Introduction: This evening we are going to consider Paul's rationale for his strong antagonism toward the false brethren. That he "wishes" painful consequences and judgment upon them is obvious from the preceding paragraph. Why he is so antagonized is explained in this new unit of thought.
- I. What Is At Stake.
- A. Under the thesis that a little leaven leavens the entire whole, the entire creation is at risk.
- B. The thing that at the core of the risk is "Love" as a bedrock motive.
- 1. The summons in 5:13 is to loving service.
- 2. The claim of 5:14 is that love is the truest and greatest fulfillment of "Justice".

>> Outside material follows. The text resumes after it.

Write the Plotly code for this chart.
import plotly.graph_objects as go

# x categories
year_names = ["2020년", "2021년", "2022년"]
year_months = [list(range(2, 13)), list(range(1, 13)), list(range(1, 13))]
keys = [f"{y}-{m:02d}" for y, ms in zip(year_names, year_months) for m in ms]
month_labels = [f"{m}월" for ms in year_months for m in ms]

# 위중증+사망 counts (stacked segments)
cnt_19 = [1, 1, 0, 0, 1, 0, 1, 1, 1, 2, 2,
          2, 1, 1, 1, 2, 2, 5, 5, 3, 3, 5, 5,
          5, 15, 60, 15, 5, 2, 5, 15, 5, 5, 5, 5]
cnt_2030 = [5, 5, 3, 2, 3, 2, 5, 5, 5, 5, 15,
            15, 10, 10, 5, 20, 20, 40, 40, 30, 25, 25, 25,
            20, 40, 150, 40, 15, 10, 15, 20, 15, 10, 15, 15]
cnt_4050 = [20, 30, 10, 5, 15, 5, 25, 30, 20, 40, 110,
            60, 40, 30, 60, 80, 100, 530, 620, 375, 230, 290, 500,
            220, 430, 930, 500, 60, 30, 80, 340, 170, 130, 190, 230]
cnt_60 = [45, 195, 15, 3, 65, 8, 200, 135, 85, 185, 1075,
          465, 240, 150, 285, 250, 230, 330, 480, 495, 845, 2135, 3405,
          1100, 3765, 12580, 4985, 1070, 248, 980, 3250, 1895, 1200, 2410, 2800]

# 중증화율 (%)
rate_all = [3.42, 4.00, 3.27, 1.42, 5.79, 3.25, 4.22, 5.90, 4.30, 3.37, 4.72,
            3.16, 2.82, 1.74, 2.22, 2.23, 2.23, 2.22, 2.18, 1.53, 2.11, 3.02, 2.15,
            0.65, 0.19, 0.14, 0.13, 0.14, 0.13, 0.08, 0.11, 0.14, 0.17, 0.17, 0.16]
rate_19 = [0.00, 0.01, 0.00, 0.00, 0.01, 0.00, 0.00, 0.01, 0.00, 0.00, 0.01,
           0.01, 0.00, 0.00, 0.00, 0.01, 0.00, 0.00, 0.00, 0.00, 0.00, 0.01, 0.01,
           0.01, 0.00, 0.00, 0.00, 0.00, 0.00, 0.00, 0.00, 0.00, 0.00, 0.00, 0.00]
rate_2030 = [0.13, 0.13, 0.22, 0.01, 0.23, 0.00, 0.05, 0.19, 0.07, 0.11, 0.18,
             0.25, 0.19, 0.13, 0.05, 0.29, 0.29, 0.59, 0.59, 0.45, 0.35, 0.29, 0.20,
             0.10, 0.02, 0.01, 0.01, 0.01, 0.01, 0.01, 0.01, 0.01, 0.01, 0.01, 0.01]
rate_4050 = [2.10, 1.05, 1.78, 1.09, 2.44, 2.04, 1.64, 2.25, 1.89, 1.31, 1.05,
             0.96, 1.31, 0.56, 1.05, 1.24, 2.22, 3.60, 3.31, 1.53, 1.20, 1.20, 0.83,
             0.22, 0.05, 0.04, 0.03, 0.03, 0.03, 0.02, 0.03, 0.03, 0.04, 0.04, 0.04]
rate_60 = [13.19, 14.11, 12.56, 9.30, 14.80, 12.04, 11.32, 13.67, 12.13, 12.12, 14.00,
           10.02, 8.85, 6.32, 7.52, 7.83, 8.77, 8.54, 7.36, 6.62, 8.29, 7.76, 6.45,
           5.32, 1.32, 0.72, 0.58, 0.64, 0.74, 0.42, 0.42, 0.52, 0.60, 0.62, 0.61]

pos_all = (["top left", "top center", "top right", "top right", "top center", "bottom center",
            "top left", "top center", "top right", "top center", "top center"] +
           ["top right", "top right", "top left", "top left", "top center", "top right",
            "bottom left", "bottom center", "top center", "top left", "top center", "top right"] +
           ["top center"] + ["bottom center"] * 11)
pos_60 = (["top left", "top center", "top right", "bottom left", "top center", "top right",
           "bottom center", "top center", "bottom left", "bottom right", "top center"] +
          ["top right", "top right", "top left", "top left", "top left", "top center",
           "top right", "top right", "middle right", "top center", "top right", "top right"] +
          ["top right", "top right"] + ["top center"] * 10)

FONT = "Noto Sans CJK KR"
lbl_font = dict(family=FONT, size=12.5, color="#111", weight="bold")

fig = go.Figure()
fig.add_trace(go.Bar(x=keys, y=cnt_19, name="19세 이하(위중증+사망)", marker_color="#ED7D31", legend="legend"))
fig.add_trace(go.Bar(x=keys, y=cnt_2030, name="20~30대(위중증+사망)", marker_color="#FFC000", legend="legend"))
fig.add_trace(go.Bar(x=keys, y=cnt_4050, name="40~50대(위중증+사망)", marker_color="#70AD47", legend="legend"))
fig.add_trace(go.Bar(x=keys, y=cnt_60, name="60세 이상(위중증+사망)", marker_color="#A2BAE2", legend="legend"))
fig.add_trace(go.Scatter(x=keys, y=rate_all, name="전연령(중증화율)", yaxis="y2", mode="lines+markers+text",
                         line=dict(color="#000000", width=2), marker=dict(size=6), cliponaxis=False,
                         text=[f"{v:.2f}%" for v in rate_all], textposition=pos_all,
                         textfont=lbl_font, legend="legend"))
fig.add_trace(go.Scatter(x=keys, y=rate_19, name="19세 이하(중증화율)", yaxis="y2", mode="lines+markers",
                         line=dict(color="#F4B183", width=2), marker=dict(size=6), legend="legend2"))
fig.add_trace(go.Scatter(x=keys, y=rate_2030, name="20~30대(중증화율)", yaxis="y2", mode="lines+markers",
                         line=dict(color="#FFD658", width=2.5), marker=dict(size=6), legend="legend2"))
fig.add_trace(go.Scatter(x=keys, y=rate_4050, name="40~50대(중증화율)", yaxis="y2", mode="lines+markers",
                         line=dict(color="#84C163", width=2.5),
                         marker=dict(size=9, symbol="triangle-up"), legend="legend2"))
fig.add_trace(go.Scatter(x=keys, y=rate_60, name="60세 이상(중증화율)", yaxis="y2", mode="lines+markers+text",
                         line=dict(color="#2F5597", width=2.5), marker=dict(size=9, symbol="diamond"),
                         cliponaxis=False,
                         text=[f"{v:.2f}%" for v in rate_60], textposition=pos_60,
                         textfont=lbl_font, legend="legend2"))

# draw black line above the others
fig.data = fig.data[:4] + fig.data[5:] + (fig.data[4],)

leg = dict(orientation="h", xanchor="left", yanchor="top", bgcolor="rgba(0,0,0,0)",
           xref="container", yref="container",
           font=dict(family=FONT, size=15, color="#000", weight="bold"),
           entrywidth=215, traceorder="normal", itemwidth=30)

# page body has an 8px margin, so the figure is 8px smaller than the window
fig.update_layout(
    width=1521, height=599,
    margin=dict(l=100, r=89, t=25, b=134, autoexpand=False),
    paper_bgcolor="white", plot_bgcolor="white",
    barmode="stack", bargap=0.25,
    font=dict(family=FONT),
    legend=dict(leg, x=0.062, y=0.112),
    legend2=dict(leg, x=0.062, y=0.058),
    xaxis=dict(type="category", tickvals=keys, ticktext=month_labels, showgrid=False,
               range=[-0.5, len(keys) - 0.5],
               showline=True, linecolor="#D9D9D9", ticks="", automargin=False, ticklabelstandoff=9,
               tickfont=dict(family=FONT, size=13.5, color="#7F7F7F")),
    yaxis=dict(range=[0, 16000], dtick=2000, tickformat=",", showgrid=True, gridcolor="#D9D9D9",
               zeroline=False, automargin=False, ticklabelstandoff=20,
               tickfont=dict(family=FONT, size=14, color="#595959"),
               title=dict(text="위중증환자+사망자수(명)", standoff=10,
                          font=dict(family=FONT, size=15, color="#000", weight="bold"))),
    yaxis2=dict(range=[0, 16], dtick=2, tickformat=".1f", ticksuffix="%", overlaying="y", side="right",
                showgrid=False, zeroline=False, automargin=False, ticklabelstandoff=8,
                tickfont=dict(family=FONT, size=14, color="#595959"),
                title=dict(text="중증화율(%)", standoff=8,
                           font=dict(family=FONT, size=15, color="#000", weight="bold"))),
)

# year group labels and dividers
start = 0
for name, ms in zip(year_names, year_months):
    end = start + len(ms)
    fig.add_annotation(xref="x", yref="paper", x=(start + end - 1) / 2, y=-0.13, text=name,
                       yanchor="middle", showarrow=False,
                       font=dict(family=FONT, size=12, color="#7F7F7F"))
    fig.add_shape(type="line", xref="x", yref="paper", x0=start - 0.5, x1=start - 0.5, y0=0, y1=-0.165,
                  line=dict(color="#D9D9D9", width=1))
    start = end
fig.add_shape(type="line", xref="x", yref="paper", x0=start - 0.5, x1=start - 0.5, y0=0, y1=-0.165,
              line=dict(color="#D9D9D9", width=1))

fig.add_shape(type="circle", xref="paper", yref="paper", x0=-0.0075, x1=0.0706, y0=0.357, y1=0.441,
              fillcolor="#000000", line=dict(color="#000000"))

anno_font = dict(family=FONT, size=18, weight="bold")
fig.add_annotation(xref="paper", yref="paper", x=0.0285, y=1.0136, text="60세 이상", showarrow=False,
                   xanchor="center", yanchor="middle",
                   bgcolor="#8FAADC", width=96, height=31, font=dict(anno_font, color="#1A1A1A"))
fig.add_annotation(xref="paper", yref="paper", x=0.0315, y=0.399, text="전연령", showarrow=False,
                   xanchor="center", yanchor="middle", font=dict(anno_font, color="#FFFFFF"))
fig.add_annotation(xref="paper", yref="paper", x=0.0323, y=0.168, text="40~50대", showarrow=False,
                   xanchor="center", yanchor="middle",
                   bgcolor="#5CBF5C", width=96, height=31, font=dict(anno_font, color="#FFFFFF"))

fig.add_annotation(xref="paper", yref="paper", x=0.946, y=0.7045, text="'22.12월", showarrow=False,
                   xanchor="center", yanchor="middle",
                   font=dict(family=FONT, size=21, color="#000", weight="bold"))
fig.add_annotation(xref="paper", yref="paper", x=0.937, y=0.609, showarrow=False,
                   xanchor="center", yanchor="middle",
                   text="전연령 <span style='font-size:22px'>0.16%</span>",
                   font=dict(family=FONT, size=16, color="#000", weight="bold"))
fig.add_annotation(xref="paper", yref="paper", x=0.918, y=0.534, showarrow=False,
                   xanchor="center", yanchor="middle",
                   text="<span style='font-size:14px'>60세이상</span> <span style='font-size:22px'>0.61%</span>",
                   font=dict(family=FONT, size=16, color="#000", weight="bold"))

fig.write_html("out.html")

- 3. The declaration of 5:15 is that anti-Love leads to destruction.
- II. How "Love" Seeks the Pain and Suffering of Those Opposed to It.
- A. Opposition to "Love" leads inexorably to the complete destruction of the experience of "Life" as the leaven of hate pervades the whole fabric of the loveless.

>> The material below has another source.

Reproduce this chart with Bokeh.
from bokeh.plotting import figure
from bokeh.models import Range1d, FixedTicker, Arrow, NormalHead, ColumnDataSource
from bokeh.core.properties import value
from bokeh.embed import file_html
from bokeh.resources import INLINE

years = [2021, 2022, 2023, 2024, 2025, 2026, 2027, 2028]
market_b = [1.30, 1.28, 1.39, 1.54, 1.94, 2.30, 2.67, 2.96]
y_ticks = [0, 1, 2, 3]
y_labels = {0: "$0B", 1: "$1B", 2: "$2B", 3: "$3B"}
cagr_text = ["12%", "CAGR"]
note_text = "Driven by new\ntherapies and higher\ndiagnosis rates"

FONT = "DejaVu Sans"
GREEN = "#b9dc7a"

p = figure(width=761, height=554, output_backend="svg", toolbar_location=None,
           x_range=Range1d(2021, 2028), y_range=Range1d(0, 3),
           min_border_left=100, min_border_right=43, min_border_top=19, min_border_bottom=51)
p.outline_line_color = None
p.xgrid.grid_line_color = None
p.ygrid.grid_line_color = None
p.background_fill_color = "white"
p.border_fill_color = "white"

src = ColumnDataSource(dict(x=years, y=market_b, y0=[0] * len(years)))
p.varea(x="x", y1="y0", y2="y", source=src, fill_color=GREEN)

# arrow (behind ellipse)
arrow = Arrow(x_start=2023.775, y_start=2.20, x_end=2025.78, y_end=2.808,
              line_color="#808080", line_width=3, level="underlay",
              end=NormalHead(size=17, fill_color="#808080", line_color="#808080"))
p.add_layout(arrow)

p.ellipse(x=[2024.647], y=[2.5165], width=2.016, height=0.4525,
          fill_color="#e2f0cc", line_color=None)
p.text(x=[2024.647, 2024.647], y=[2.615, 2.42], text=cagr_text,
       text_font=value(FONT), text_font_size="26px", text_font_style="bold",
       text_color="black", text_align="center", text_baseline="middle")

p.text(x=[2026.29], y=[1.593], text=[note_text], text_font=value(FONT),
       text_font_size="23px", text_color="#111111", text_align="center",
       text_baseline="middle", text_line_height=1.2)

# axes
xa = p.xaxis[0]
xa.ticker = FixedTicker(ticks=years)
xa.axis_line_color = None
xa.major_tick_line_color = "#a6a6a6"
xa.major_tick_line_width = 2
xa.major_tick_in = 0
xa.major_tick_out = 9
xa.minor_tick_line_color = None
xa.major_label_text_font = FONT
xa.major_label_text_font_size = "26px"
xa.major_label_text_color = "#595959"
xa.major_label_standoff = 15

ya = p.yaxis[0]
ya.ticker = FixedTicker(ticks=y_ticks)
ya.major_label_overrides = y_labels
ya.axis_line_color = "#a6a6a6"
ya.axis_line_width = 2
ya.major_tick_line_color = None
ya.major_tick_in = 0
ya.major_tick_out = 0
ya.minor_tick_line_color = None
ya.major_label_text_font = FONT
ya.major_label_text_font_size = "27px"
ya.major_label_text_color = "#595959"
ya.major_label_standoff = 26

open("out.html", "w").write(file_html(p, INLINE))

- B. The imposition of hateful consequences has a potential that "hate" does not have: the possibility of repentance.
- 1. The truly "hateful" do not "hate" themselves.
- 2. Hateful consequences have a forceful tendency to arrest hateful actions.

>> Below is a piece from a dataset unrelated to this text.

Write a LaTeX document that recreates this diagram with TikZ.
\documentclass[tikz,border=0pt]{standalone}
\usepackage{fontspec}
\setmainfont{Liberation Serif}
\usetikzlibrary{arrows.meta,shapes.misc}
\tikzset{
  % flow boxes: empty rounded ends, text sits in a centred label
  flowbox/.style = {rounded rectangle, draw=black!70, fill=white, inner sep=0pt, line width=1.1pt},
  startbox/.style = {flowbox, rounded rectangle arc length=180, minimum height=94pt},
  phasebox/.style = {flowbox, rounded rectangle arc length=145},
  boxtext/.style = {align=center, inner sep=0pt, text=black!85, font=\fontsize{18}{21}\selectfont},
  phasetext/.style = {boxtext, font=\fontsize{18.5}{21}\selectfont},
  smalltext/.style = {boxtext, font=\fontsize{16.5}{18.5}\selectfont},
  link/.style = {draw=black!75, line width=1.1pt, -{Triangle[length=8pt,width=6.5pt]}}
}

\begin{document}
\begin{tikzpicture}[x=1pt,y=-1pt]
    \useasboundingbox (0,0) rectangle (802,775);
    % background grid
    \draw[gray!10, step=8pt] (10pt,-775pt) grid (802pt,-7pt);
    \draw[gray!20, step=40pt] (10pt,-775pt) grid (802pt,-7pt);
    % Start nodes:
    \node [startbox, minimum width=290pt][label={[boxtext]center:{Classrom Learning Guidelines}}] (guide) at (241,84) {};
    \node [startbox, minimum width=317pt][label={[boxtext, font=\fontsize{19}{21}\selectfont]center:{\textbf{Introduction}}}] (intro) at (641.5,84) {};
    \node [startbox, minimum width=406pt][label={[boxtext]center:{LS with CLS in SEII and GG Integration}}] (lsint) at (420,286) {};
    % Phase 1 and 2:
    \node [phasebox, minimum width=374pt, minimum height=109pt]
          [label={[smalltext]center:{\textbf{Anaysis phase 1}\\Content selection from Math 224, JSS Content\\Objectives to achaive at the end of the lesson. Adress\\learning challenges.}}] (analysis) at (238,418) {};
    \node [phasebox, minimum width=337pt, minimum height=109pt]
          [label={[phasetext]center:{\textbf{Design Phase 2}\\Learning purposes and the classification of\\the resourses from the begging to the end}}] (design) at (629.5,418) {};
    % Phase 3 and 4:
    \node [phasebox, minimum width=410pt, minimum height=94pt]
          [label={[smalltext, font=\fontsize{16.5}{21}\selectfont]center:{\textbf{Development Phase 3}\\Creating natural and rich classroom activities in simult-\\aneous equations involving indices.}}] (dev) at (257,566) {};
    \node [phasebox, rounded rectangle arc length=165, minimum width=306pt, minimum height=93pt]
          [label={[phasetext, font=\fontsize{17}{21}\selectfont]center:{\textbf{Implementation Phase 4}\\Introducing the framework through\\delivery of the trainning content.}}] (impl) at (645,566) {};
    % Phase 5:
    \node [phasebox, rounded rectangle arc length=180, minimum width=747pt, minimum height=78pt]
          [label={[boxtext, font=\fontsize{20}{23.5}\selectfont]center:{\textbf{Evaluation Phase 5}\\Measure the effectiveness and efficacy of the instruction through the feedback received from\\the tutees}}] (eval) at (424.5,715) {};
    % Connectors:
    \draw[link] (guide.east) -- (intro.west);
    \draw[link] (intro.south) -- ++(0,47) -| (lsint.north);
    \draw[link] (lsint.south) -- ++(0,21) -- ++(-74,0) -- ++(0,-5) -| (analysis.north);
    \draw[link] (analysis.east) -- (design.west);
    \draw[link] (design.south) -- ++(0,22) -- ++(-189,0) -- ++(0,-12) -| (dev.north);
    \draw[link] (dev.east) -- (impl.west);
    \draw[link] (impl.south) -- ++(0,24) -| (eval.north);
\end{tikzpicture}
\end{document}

- C. It is the Love of God that must be allowed to exercise this potent tool of repentance.
- 1. Paul was not kidding when he established the fact that human beings who assume to themselves the prerogatives of "inflicting pain" are false brethren and unworthy objects of our trust.
- 2. God alone has the wisdom to make painful judgment productive in the direction of Love.
- D. It is not "to produce love" that human beings are actually commissioned to execute painful judgments: it is to mitigate the spread of evil actions.
- III. Paul's Argument.
- A. We will either "rest upon" freedom or we will have destruction "rested upon" us.
- 1. Paul starts the paragraph with the third preposition of our "calling".
- a. In 1:6 we are told that God calls us "in the realm of" the grace of Christ (a focus upon the issues of what Christ did for us that was required of us [God was "in" Christ, reconciling the world to Himself and His call went out from that sphere]).
- b. In 1:15 we are told that God called Paul "through" His grace (a focus upon the issues of God's reach "through" grace to Saul on the road to Damascus).
- c. In 5:13 we are told that we were called "upon" freedom (a picture of us 'resting' upon the liberty that is ours because our calling is "in" and "through" grace).
- 2. He ends the paragraph with a fourth preposition: "under".
- a. A.T. Robertson says "epi" is the opposite of "upo" and that the essence of "epi" is to be 'at rest' upon something.
- b. Given the oppositional meaning of "upo", it is clear that we are to see ourselves as having something "resting on" us.
- 3. The logic is impeccable: the only way we can be "free" to love is "if" there is no final damage from loving, and the refusal to believe in love automatically means that the damage will be both real and inevitable.
- B. Essentially, even "Justice" (represented by Law) is most clearly met by Love.
- C. The alternative is "biting" and "consuming" bringing the weight of destruction to rest upon us.